Review Detail

Young Adult Fiction 3166
Shultz's innate humor and charm shone in that first taste of her writing...
Overall rating 
 
4.0
Plot 
 
4.0
Characters 
 
4.0
Writing Style 
 
4.0
I didn't expect Cara Lynn Shultz to break out with a series on me after Spellbound, as much as I enjoyed it. I love that Spellbound doesn't require a sequel; the book is completely substantial, totally strong all on its own, and I could've gone on happily without Spellcaster. What's strange? I'm also very happy that I didn't have to. Spellbound acted as a pleasant, refreshing paranormal read due to its light tone amidst its angstier counterparts, though it does have enough action and romantic spark to supplement such a likeable story. With Spellcaster, I could barely resist (and often didn't resist) chuckling and murmuring to myself in the middle of a classroom full of startled onlookers, blushing with every sensuous or sweet embrace, secretly yearning for a cozy blanket to snuggle into as I settled right into Emma's comfy and familiar narration, eyes alight with humor, sweeping the pages quickly in anticipation.
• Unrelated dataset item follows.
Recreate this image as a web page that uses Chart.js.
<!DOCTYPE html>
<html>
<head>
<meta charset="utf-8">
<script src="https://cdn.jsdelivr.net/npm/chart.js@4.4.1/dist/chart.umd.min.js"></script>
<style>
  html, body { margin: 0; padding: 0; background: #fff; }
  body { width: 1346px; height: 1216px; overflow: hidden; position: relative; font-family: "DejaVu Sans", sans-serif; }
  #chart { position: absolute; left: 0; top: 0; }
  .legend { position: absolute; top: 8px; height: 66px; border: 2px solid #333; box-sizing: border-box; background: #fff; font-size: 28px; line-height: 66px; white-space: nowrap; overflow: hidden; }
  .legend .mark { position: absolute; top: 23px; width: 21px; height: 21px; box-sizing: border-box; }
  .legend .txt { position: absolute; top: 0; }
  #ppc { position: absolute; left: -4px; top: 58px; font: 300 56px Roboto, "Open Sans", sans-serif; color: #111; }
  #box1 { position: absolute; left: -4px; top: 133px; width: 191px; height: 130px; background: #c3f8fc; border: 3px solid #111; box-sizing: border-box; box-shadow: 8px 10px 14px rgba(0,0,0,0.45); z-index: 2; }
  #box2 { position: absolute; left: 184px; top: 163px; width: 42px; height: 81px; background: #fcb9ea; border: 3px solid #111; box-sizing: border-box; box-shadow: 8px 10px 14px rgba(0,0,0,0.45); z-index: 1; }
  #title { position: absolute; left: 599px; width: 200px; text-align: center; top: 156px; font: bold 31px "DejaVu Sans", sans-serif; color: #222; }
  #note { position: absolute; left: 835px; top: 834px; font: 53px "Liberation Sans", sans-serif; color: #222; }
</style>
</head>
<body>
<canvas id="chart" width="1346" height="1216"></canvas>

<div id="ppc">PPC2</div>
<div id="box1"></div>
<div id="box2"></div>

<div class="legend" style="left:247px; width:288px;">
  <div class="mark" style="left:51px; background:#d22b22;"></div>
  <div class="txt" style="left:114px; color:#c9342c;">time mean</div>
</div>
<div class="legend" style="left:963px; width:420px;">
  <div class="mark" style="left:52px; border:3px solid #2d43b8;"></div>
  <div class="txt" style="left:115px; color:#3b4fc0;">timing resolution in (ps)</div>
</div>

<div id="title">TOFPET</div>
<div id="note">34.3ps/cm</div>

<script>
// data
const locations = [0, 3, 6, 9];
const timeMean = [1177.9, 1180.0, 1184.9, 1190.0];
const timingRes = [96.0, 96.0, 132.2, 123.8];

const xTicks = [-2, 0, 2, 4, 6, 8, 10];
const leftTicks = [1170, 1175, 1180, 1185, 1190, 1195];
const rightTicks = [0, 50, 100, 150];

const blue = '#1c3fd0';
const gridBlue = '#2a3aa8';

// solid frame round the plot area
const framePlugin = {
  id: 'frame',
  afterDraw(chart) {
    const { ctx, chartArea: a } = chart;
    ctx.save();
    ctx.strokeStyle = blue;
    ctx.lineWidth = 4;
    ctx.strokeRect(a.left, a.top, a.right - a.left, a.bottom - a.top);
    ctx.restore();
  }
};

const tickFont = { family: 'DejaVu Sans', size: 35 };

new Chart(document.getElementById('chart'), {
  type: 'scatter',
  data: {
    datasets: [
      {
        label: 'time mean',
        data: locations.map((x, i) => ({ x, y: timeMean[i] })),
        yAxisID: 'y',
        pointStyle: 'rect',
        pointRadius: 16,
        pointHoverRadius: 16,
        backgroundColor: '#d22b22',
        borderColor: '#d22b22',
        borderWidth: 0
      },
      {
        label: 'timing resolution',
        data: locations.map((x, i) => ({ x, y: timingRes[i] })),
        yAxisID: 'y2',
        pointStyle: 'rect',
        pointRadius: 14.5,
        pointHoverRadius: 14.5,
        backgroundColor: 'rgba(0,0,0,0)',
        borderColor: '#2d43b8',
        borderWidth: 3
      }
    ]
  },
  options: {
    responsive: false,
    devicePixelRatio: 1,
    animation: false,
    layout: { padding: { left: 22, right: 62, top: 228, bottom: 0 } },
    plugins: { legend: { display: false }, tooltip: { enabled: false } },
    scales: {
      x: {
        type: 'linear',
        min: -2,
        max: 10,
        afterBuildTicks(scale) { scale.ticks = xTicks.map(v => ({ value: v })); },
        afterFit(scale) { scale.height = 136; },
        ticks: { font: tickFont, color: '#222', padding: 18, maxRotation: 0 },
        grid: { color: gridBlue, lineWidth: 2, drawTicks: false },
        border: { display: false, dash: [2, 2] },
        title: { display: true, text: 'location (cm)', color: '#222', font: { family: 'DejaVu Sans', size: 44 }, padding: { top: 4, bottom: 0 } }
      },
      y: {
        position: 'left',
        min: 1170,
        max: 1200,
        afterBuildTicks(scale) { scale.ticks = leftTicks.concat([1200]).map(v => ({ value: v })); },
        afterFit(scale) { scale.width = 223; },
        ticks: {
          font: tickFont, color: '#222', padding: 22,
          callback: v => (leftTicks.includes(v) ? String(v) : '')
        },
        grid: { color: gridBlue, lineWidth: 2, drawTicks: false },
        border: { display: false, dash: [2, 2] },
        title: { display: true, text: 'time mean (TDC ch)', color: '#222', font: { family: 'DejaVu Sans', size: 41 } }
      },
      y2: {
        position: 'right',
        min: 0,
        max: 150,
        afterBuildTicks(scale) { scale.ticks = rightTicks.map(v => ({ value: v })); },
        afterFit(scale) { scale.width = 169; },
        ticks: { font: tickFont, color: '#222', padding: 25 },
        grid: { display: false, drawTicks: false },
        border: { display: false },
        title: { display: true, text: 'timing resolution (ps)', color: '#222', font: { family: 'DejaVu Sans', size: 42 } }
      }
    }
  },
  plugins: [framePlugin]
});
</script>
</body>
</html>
Emma Connor isn't exactly shy—more like playful and protective, toting an arsenal of laughter-inspiring jokes that are equal parts clever and corny always awaiting to be unleashed upon her friends, and somehow end up being the right things to say in the most hopeless of times. She isn't necessarily optimistic, but she's strong and hopeful. And while she can be friendly and nice, she is awkward around large crowds and prefers sticking to her own small crew of important people, all of whom we are delighted to adore, which happens with relative ease. Brendan Salinger isn't the dark side to Emma's light, they're neither opposites nor are they exactly the same. They're just regular people who meet and fall in love... well, it's not as simple as that, and their falling in love may be lined up with destiny, BUT while it does seem all instalovey initially in Spellbound, Spellcaster gives us a wonderful show of a blissed out Emma and Brendan who know each other down to the amount of sugar they like in their cups of coffee, who know exactly how to comfort, support, and love each other in a way that isn't so sweet it grows tart but in a loved up, realistic phase just beyond the previous ones named Lust and Infatuation.

Honestly, the romance is, and will probably always be, the reason that keeps luring me back to these books, though the plot line and paranormal action do spike a nice dose of interest, kicking things up with magic and insane, obsessed villains. All the fuss just didn't seem necessary when that element of Spellcaster wasn't my focus. Even so, I imagine those who enjoy mysteries similar to those of Kim Harrington's Clarity series will find this particular aspect of the story lightly thrilling, which follows a pretty kick-butt climax. The ending, however, with all the enviable delicious sweetness of whip cream atop a satisfying sundae, I found to be more memorable, softening everything in me into a giant, relaxed, happy smile inside and out.

Originally posted at Paranormal Indulgence, 3/28/12
Good Points
Well-written, hilarious, and featuring ordinary, adorable characters with a great sense of humor, Spellcaster carries over that same entertaining wittiness while bringing more intense issues to Emma and Brendan's table, one which already carries many nicks and scars in the strong wood used to fabricate it. With a main character I can't get enough of (real bff material!) and a romance that may have started out with an instalove that broke through my reservations but has since then become something to gush and blush and smile from ear to ear about, Spellcaster and I had a great time and I'm looking forward to a third date.